- Task directions -
Omit every picture while repeating the entries exactly.

- Extracted records -

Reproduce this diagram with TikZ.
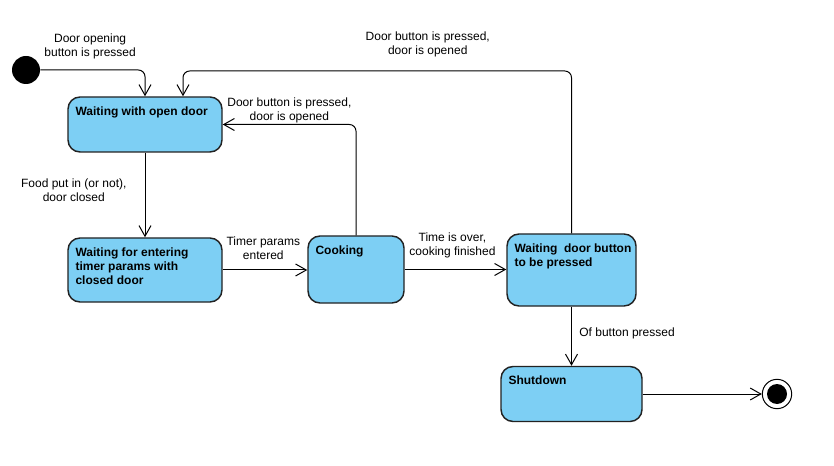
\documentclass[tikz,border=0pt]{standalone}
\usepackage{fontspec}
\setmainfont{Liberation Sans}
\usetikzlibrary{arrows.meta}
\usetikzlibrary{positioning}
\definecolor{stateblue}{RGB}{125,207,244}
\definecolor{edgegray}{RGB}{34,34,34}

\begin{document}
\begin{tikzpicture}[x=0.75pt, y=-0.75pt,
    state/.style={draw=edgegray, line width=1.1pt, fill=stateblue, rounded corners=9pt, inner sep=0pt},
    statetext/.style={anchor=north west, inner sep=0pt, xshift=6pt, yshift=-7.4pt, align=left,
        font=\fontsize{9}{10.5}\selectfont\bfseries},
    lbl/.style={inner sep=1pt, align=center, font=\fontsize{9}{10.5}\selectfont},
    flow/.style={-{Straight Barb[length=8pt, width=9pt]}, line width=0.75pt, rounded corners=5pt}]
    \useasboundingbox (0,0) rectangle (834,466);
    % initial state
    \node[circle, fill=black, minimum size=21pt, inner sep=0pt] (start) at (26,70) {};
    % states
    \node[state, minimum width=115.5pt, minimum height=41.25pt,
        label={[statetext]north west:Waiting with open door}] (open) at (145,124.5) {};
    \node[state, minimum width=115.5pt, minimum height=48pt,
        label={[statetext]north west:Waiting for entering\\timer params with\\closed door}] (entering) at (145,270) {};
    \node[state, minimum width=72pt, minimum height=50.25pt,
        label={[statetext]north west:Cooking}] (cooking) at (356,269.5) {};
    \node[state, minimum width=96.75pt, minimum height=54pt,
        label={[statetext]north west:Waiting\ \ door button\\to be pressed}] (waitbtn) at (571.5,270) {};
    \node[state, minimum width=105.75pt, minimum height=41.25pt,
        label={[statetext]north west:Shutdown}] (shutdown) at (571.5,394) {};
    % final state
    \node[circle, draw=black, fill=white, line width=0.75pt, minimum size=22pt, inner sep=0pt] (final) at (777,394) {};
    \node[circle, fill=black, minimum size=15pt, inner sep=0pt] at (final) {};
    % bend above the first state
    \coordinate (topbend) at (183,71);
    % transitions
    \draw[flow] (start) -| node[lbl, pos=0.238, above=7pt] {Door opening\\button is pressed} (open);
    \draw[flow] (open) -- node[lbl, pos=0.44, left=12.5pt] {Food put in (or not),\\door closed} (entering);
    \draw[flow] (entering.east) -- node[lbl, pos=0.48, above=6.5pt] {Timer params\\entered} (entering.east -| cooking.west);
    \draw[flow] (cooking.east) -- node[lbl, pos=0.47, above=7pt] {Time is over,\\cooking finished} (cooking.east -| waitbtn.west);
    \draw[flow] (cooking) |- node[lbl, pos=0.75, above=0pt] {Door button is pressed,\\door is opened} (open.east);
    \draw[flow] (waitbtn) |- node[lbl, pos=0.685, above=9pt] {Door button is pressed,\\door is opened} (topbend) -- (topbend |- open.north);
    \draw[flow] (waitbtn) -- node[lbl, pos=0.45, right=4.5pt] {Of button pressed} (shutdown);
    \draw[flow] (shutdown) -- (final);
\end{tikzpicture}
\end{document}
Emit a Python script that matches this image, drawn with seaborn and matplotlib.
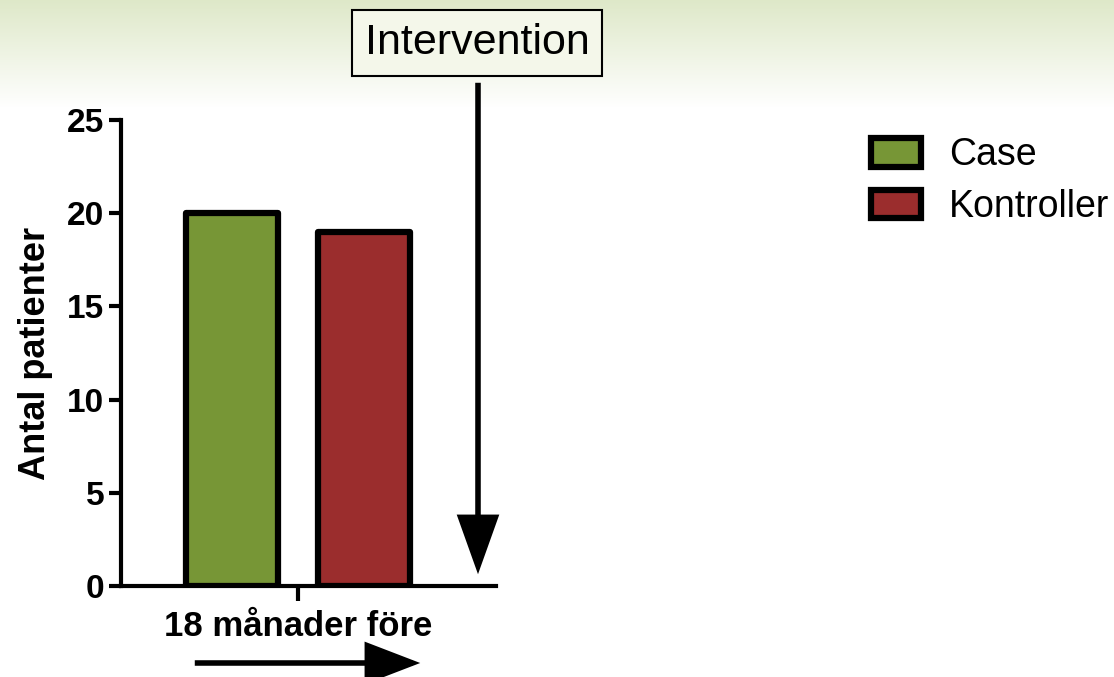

- Result -
Reproduce this diagram with TikZ.
\documentclass[tikz,border=0pt]{standalone}
\usepackage{fontspec}
\setmainfont{Liberation Sans}
\usetikzlibrary{arrows.meta}
\usetikzlibrary{positioning}
\definecolor{stateblue}{RGB}{125,207,244}
\definecolor{edgegray}{RGB}{34,34,34}

\begin{document}
\begin{tikzpicture}[x=0.75pt, y=-0.75pt,
    state/.style={draw=edgegray, line width=1.1pt, fill=stateblue, rounded corners=9pt, inner sep=0pt},
    statetext/.style={anchor=north west, inner sep=0pt, xshift=6pt, yshift=-7.4pt, align=left,
        font=\fontsize{9}{10.5}\selectfont\bfseries},
    lbl/.style={inner sep=1pt, align=center, font=\fontsize{9}{10.5}\selectfont},
    flow/.style={-{Straight Barb[length=8pt, width=9pt]}, line width=0.75pt, rounded corners=5pt}]
    \useasboundingbox (0,0) rectangle (834,466);
    % initial state
    \node[circle, fill=black, minimum size=21pt, inner sep=0pt] (start) at (26,70) {};
    % states
    \node[state, minimum width=115.5pt, minimum height=41.25pt,
        label={[statetext]north west:Waiting with open door}] (open) at (145,124.5) {};
    \node[state, minimum width=115.5pt, minimum height=48pt,
        label={[statetext]north west:Waiting for entering\\timer params with\\closed door}] (entering) at (145,270) {};
    \node[state, minimum width=72pt, minimum height=50.25pt,
        label={[statetext]north west:Cooking}] (cooking) at (356,269.5) {};
    \node[state, minimum width=96.75pt, minimum height=54pt,
        label={[statetext]north west:Waiting\ \ door button\\to be pressed}] (waitbtn) at (571.5,270) {};
    \node[state, minimum width=105.75pt, minimum height=41.25pt,
        label={[statetext]north west:Shutdown}] (shutdown) at (571.5,394) {};
    % final state
    \node[circle, draw=black, fill=white, line width=0.75pt, minimum size=22pt, inner sep=0pt] (final) at (777,394) {};
    \node[circle, fill=black, minimum size=15pt, inner sep=0pt] at (final) {};
    % bend above the first state
    \coordinate (topbend) at (183,71);
    % transitions
    \draw[flow] (start) -| node[lbl, pos=0.238, above=7pt] {Door opening\\button is pressed} (open);
    \draw[flow] (open) -- node[lbl, pos=0.44, left=12.5pt] {Food put in (or not),\\door closed} (entering);
    \draw[flow] (entering.east) -- node[lbl, pos=0.48, above=6.5pt] {Timer params\\entered} (entering.east -| cooking.west);
    \draw[flow] (cooking.east) -- node[lbl, pos=0.47, above=7pt] {Time is over,\\cooking finished} (cooking.east -| waitbtn.west);
    \draw[flow] (cooking) |- node[lbl, pos=0.75, above=0pt] {Door button is pressed,\\door is opened} (open.east);
    \draw[flow] (waitbtn) |- node[lbl, pos=0.685, above=9pt] {Door button is pressed,\\door is opened} (topbend) -- (topbend |- open.north);
    \draw[flow] (waitbtn) -- node[lbl, pos=0.45, right=4.5pt] {Of button pressed} (shutdown);
    \draw[flow] (shutdown) -- (final);
\end{tikzpicture}
\end{document}
Emit a Python script that matches this image, drawn with seaborn and matplotlib.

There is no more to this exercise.